With this view, a parliament was summoned to meet at Bury St. Edmunds; and Gloucester, suspecting no snare, rode thither, with a small retinue, from the castle of Devizes. At first, nothing occurred to raise his apprehension; but, in a few days, to his surprise, he found himself arrested by the Constable of England, on the charge of conspiracy to murder the king and seize the crown.
Gloucester was never brought to trial; and it was said that Suffolk and the cardinal, finding that every body ridiculed the charge of conspiracy, caused "The Good Duke" to be assassinated. Appearances rather strengthened the popular suspicion. One evening, about the close of February, Gloucester was in perfect health: next morning he was found dead in bed. The indecent haste with which Suffolk seized upon the duke's estates was commented on with severity; and Margaret of Anjou shared the suspicion that had been excited.
The cardinal did not long survive the man who was believed to have been his victim. Early in the month of April, Beaufort died in despair, bitterly reproaching his riches, that they could not prolong his life; and Suffolk, now without a rival, so conducted himself as to incur the perfect hatred of the nation. The English people had a peculiar aversion to favorites, and remembered that while weak sovereigns, like the third Henry and the second Edward, had been ruined by such creatures, great kings, like the first and third Edward, had done excellently well without them. Suffolk was every day more and more disliked; and in 1449 his unpopularity reached the highest point.
The position of Suffolk now became perilous. Impatient at their Continental reverses, and exasperated at the loss of Rouen, the people exhibited a degree of indignation that was overwhelming, and the duke, after being attacked in both houses of Parliament, found himself committed to the Tower. When brought to the bar of the Lords, Suffolk, aware of his favor at court, threw himself on the mercy of the king; and, every thing having been arranged, the lord chancellor, in Henry's name, sentenced him to five years' banishment. The peers protested against this proceeding as unconstitutional; and the populace were so furious at the idea of the traitor escaping, that, on the day of his liberation, they assembled in St. Giles's Fields to the number of two thousand, with the intention of bringing him to justice. But Suffolk evaded their vigilance, and, at Ipswich, embarked for the Continent.
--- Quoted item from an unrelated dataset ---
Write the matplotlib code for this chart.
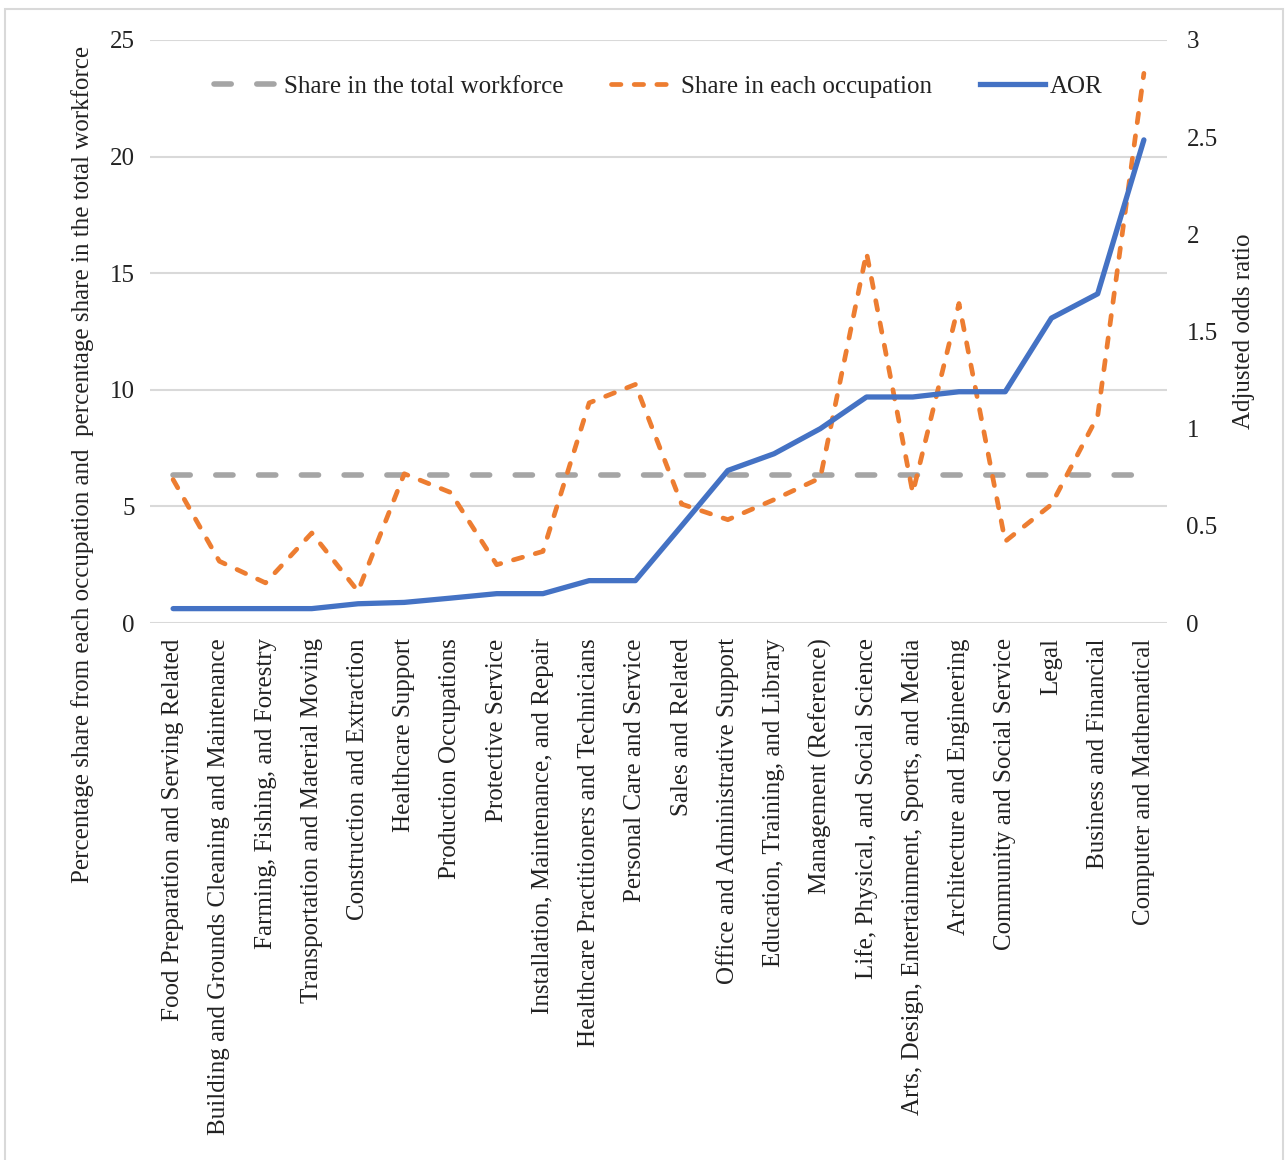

On the 2d of May, 1450, however, as the banished duke was sailing between Dover and Calais, he was stopped by an English man-of-war, described as the Nicholas of the Tower, and ordered to come immediately on board. As soon as Suffolk set foot on deck, the master of the Nicholas exclaimed, "Welcome, traitor;" and, for two days, kept his captive in suspense. On the third day, however, the duke was handed into a cock-boat, in which appeared an executioner, an axe, and a block; and the death's-man, having without delay cut off the head of the disgraced minister, contemptuously cast the headless trunk on the sand.
While England's sufferings, from disasters abroad and discord at home, were thus avenged on the queen's favorite, the king was regarded with pity and compassion. Henry, in fact, was looked upon as the victim of fate; and a prophecy, supposed to have been uttered by his father, was cited to account for all his misfortunes. The hero-king, according to rumor, had, on hearing of his son's birth at Windsor, shaken his head, and remarked prophetically, "I, Henry of Monmouth, have gained much in my short reign; Henry of Windsor shall reign much longer, and lose all. But God's will be done."
Margaret of Anjou shared her favorite's unpopularity; and, when she reached the age of twenty, the crown which had been placed on her head amid so much applause became a crown of thorns. Exasperated at the loss of their Continental conquests, Englishmen recalled to mind that she was a kinswoman and protégée of the King of France; and when it was known that, to secure her hand for their sovereign, Maine and Anjou had been surrendered, sturdy patriots described her as the cause of a humiliating peace, and, with bitter emphasis, denounced her as "The Foreign Woman."
These men were not altogether unreasonable. In fact, the case proved much worse for England than even they anticipated; and, ere long, France was gratified with a thorough revenge on the foe by whom she had been humbled to the dust, from having placed on the Plantagenets' throne a princess capable, by pride and indiscretion, of rousing a civil war that ruined the Plantagenets' monarchy.